If we look at precipitation totals as a percent of normal since the beginning of the year, we see many of the same areas that have seen above average rain this summer are still running a deficit year-to-date. This map was prepared by climatologist Brain Brettschneider.

For the pocket of near average precipitation we see along the Front Range of Colorado we do see pockets considered drought-free by the U.S. Drought Monitor, while others remain in D0, or Abnormally Dry. The worst of the drought conditions east of the Divide have set up across the central and southern plains, with many areas now experiencing Extreme and Exceptional Drought conditions from Nebraska south through Texas:

Now, for Colorado we may see some additional improvement in next week's Drought Monitor report as this one was issued today but does not include the last two days and the rainfall we saw across Broomfield, portions of the southeast metro area, and a good chunk of extreme southeast Colorado. Nevertheless, it shows that even with a good monsoon, drought remains at the forefront.

Here's a look at totals across the state from the last seven days, an impressive run for moisture no doubt!
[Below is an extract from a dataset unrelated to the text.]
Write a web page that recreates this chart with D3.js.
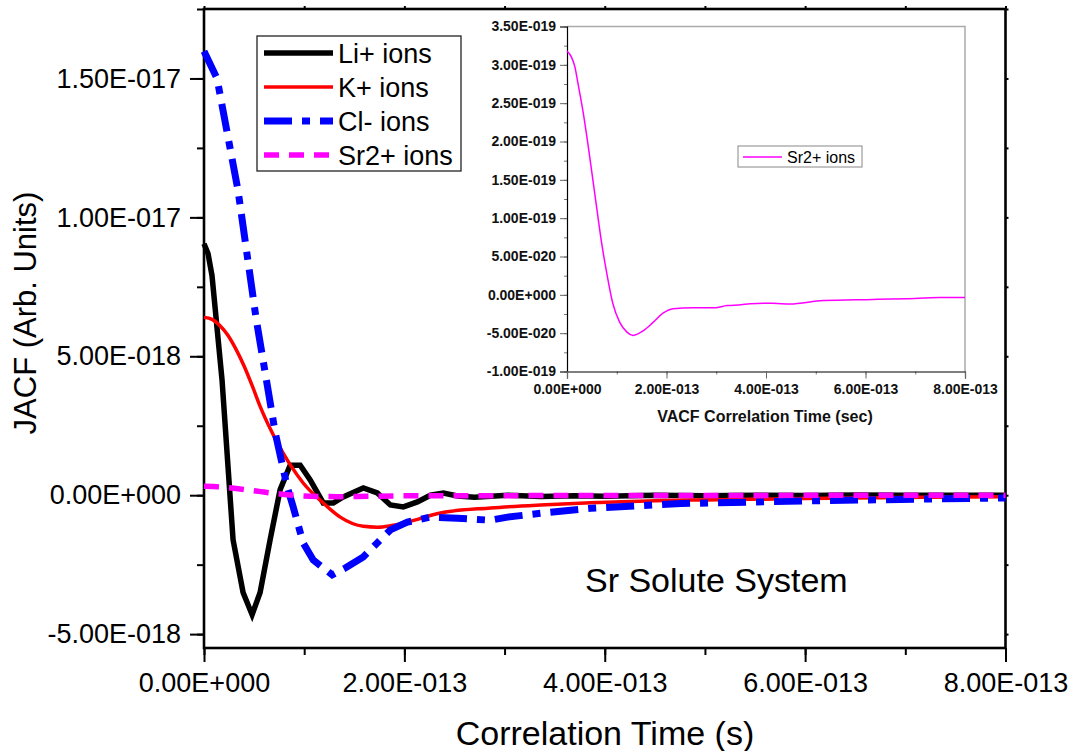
<!DOCTYPE html>
<html>
<head>
<meta charset="utf-8">
<script src="https://cdn.jsdelivr.net/npm/d3@7"></script>
<style>
  html, body { margin: 0; padding: 0; background: #fff; }
  svg { display: block; font-family: Arial, "Liberation Sans", sans-serif; }
</style>
</head>
<body>
<svg id="chart" width="1073" height="751"></svg>
<script>
// ---------------- DATA ----------------
// Main chart: time in fs (1e-15 s), JACF values in units of 1e-18
const liTime = [0, 4, 8, 18, 29, 39, 48, 56, 66, 76, 86, 96, 106, 119, 129, 139, 159, 173, 186, 199, 213, 226, 239, 253, 270, 303, 336, 370, 400, 450, 500, 550, 600, 650, 700, 750, 800];
const liVals = [9.05, 8.7, 7.9, 4.15, -1.6, -3.5, -4.3, -3.5, -1.6, 0.2, 1.08, 1.08, 0.55, -0.28, -0.28, -0.06, 0.26, 0.08, -0.35, -0.42, -0.24, 0.0, 0.08, -0.03, -0.07, 0.0, -0.05, -0.02, -0.04, 0.0, -0.02, 0.0, -0.01, 0.01, 0.0, 0.0, 0.0];

const kTime = [0, 8, 16, 24, 32, 40, 48, 56, 66, 76, 86, 99, 119, 136, 159, 173, 186, 203, 236, 286, 336, 386, 450, 500, 600, 700, 800];
const kVals = [6.40, 6.33, 6.1, 5.75, 5.25, 4.65, 3.95, 3.2, 2.4, 1.7, 1.1, 0.44, -0.28, -0.79, -1.12, -1.15, -1.10, -0.97, -0.64, -0.46, -0.35, -0.27, -0.2, -0.17, -0.12, -0.08, -0.06];

const clTime = [0, 13, 34, 52, 71, 83, 89, 99, 109, 128, 141, 159, 186, 203, 226, 253, 286, 303, 336, 386, 476, 609, 793, 800];
const clVals = [15.98, 15.0, 10.96, 6.36, 2.27, 0.3, -0.42, -1.72, -2.33, -2.87, -2.62, -2.22, -1.25, -0.97, -0.79, -0.83, -0.9, -0.79, -0.65, -0.47, -0.3, -0.2, -0.1, -0.1];

// Sr2+ VACF: time in fs, values in units of 1e-20 (inset); same series in the main chart
const srTime = [0, 9, 16, 22, 32, 42, 52, 60, 70, 80, 92, 106, 121, 133, 153, 173, 193, 213, 253, 293, 322, 350, 368, 414, 448, 515, 615, 682, 748, 800];
const srVals = [31.8, 31.0, 29.7, 27.6, 24.0, 19.7, 15.0, 11.2, 6.6, 2.8, -1.1, -3.6, -4.9, -5.3, -4.7, -3.6, -2.4, -1.8, -1.7, -1.7, -1.4, -1.3, -1.15, -1.1, -1.2, -0.75, -0.6, -0.5, -0.35, -0.35];

const seriesNames = ["Li+ ions", "K+ ions", "Cl- ions", "Sr2+ ions"];

// Tick labels
const xTickVals = [0, 200, 400, 600, 800];
const xTickLabels = ["0.00E+000", "2.00E-013", "4.00E-013", "6.00E-013", "8.00E-013"];
const yTickVals = [-5, 0, 5, 10, 15];
const yTickLabels = ["-5.00E-018", "0.00E+000", "5.00E-018", "1.00E-017", "1.50E-017"];
const insetYTickVals = [-10, -5, 0, 5, 10, 15, 20, 25, 30, 35];
const insetYTickLabels = ["-1.00E-019", "-5.00E-020", "0.00E+000", "5.00E-020", "1.00E-019", "1.50E-019", "2.00E-019", "2.50E-019", "3.00E-019", "3.50E-019"];

// ---------------- DRAW ----------------
const svg = d3.select("#chart");

// Main scales
const x = d3.scaleLinear().domain([0, 800]).range([204, 1005.5]);
const y = d3.scaleLinear().domain([-5.5, 17.5]).range([648, 9]);

const minorX = d3.range(0, 801, 100);
const minorY = d3.range(-5, 17.6, 2.5);

// Left axis: minor ticks
svg.append("g").attr("transform", `translate(${x(0)},0)`)
  .call(d3.axisLeft(y).tickValues(minorY).tickSize(7).tickFormat(""))
  .call(g => g.select(".domain").remove())
  .call(g => g.selectAll("line").attr("stroke", "#000").attr("stroke-width", 2));
// Left axis: major ticks + labels
svg.append("g").attr("transform", `translate(${x(0)},0)`)
  .call(d3.axisLeft(y).tickValues(yTickVals).tickSize(14).tickPadding(9)
    .tickFormat((d, i) => yTickLabels[i]))
  .call(g => g.select(".domain").remove())
  .call(g => g.selectAll("line").attr("stroke", "#000").attr("stroke-width", 2))
  .call(g => g.selectAll("text").attr("font-size", 27).attr("fill", "#000")
    .attr("font-family", "Arial, 'Liberation Sans', sans-serif"));

// Bottom axis: minor + major
svg.append("g").attr("transform", `translate(0,${y.range()[0]})`)
  .call(d3.axisBottom(x).tickValues(minorX).tickSize(7).tickFormat(""))
  .call(g => g.select(".domain").remove())
  .call(g => g.selectAll("line").attr("stroke", "#000").attr("stroke-width", 2));
svg.append("g").attr("transform", `translate(0,${y.range()[0]})`)
  .call(d3.axisBottom(x).tickValues(xTickVals).tickSize(14).tickPadding(11)
    .tickFormat((d, i) => xTickLabels[i]))
  .call(g => g.select(".domain").remove())
  .call(g => g.selectAll("line").attr("stroke", "#000").attr("stroke-width", 2))
  .call(g => g.selectAll("text").attr("font-size", 27).attr("fill", "#000")
    .attr("font-family", "Arial, 'Liberation Sans', sans-serif"));

// Top and right mirror ticks (small)
svg.append("g").attr("transform", `translate(0,${y.range()[1]})`)
  .call(d3.axisTop(x).tickValues(minorX).tickSize(3).tickFormat(""))
  .call(g => g.select(".domain").remove())
  .call(g => g.selectAll("line").attr("stroke", "#000").attr("stroke-width", 2));
svg.append("g").attr("transform", `translate(${x.range()[1]},0)`)
  .call(d3.axisRight(y).tickValues(minorY).tickSize(3).tickFormat(""))
  .call(g => g.select(".domain").remove())
  .call(g => g.selectAll("line").attr("stroke", "#000").attr("stroke-width", 2));

// Frame
svg.append("rect")
  .attr("x", x.range()[0]).attr("y", y.range()[1])
  .attr("width", x.range()[1] - x.range()[0]).attr("height", y.range()[0] - y.range()[1])
  .attr("fill", "none").attr("stroke", "#000").attr("stroke-width", 2.6);

// Axis titles
svg.append("text").attr("x", 605).attr("y", 745).attr("text-anchor", "middle")
  .attr("font-size", 34).attr("fill", "#000").text("Correlation Time (s)");
svg.append("text").attr("transform", "translate(36,313) rotate(-90)").attr("text-anchor", "middle")
  .attr("font-size", 31).attr("fill", "#000").text("JACF (Arb. Units)");

// Annotation
svg.append("text").attr("x", 585).attr("y", 592).attr("font-size", 34).attr("fill", "#000")
  .text("Sr Solute System");

// Main lines
const mkLine = (xs, ys, curve, scale) => d3.line()
  .x((d, i) => x(xs[i])).y((d, i) => y(ys[i] * scale)).curve(curve);

const styles = [
  { color: "#000000", width: 5.5, dash: null },
  { color: "#ff0000", width: 3.5, dash: null },
  { color: "#0000ff", width: 7, dash: "28,10,8,10" },
  { color: "#ff00ff", width: 5.5, dash: "15,10" }
];

const mainSeries = [
  { t: liTime, v: liVals, curve: d3.curveLinear, scale: 1 },
  { t: kTime, v: kVals, curve: d3.curveMonotoneX, scale: 1 },
  { t: clTime, v: clVals, curve: d3.curveLinear, scale: 1 },
  { t: srTime, v: srVals, curve: d3.curveMonotoneX, scale: 0.01 }
];

mainSeries.forEach((s, k) => {
  svg.append("path")
    .attr("d", mkLine(s.t, s.v, s.curve, s.scale)(s.t))
    .attr("fill", "none")
    .attr("stroke", styles[k].color)
    .attr("stroke-width", styles[k].width)
    .attr("stroke-dasharray", styles[k].dash)
    .attr("stroke-linejoin", "miter")
    .attr("stroke-linecap", "butt");
});

// Main legend
const lg = svg.append("g");
lg.append("rect").attr("x", 257).attr("y", 36).attr("width", 204).attr("height", 135)
  .attr("fill", "#fff").attr("stroke", "#222").attr("stroke-width", 1.3);
const legY = [53, 87, 121, 155];
seriesNames.forEach((name, k) => {
  lg.append("line").attr("x1", 264).attr("x2", 333).attr("y1", legY[k]).attr("y2", legY[k])
    .attr("stroke", styles[k].color).attr("stroke-width", styles[k].width)
    .attr("stroke-dasharray", styles[k].dash);
  lg.append("text").attr("x", 338).attr("y", legY[k] + 10).attr("font-size", 27)
    .attr("fill", "#000").text(name);
});

// ---------------- INSET ----------------
const ix = d3.scaleLinear().domain([0, 800]).range([567, 965]);
const iy = d3.scaleLinear().domain([-10, 35]).range([371.5, 26.5]);
const ins = svg.append("g");

// Top/right border (gray)
ins.append("path")
  .attr("d", `M${ix(0)},${iy(35)}H${ix(800)}V${iy(-10)}`)
  .attr("fill", "none").attr("stroke", "#aaa").attr("stroke-width", 1.5);

// Y axis
ins.append("g").attr("transform", `translate(${ix(0)},0)`)
  .call(d3.axisLeft(iy).tickValues(d3.range(-10, 35.1, 2.5)).tickSize(3).tickFormat(""))
  .call(g => g.select(".domain").remove())
  .call(g => g.selectAll("line").attr("stroke", "#777"));
ins.append("g").attr("transform", `translate(${ix(0)},0)`)
  .call(d3.axisLeft(iy).tickValues(insetYTickVals).tickSize(7).tickPadding(4)
    .tickFormat((d, i) => insetYTickLabels[i]))
  .call(g => g.select(".domain").attr("stroke", "#000").attr("stroke-width", 1.2))
  .call(g => g.selectAll("line").attr("stroke", "#666"))
  .call(g => g.selectAll("text").attr("font-size", 14).attr("font-weight", "bold").attr("fill", "#111")
    .attr("font-family", "Arial, 'Liberation Sans', sans-serif"));

// X axis
ins.append("g").attr("transform", `translate(0,${iy(-10)})`)
  .call(d3.axisBottom(ix).tickValues(minorX).tickSize(3).tickFormat(""))
  .call(g => g.select(".domain").remove())
  .call(g => g.selectAll("line").attr("stroke", "#777"));
ins.append("g").attr("transform", `translate(0,${iy(-10)})`)
  .call(d3.axisBottom(ix).tickValues(xTickVals).tickSize(7).tickPadding(6)
    .tickFormat((d, i) => xTickLabels[i]))
  .call(g => g.select(".domain").attr("stroke", "#000").attr("stroke-width", 1.2))
  .call(g => g.selectAll("line").attr("stroke", "#666"))
  .call(g => g.selectAll("text").attr("font-size", 14).attr("font-weight", "bold").attr("fill", "#111")
    .attr("font-family", "Arial, 'Liberation Sans', sans-serif"));

ins.append("text").attr("x", 765).attr("y", 422).attr("text-anchor", "middle")
  .attr("font-size", 16).attr("font-weight", "bold").attr("fill", "#111")
  .text("VACF Correlation Time (sec)");

// Inset curve
ins.append("path")
  .attr("d", d3.line().x((d, i) => ix(srTime[i])).y((d, i) => iy(srVals[i])).curve(d3.curveMonotoneX)(srTime))
  .attr("fill", "none").attr("stroke", "#ff00ff").attr("stroke-width", 1.5);

// Inset legend
ins.append("rect").attr("x", 738).attr("y", 146).attr("width", 124).attr("height", 21)
  .attr("fill", "#fff").attr("stroke", "#888").attr("stroke-width", 1);
ins.append("line").attr("x1", 743).attr("x2", 782).attr("y1", 157).attr("y2", 157)
  .attr("stroke", "#ff00ff").attr("stroke-width", 1.5);
ins.append("text").attr("x", 787).attr("y", 163).attr("font-size", 16).attr("fill", "#000")
  .text(seriesNames[3]);
</script>
</body>
</html>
As we look toward the weekend we expect drier conditions to prevail across Northeast Colorado. While some afternoon showers remain possible, the bulk of the heaviest precipitation is expected to stay south.

The hourly planner for Denver shows highs in the 80s today and Friday, then possibly dipping into the upper 70s Saturday, with above a 20 to 30% chance of storms.

And looking a bit further down the road, it could be the upcoming break from the wettest weather sticks with us for awhile, as above average precipitation is expected to remain in the forecast for much of Arizona, New Mexico, and Southern Colorado, but closer to average or even below average conditions return to northern Colorado through the end of the month.

While this model is particularly bullish, and not all are, a good signal for drought-stricken Oklahoma and Texas to finally pick up some moisture to end the month as well. One can hope.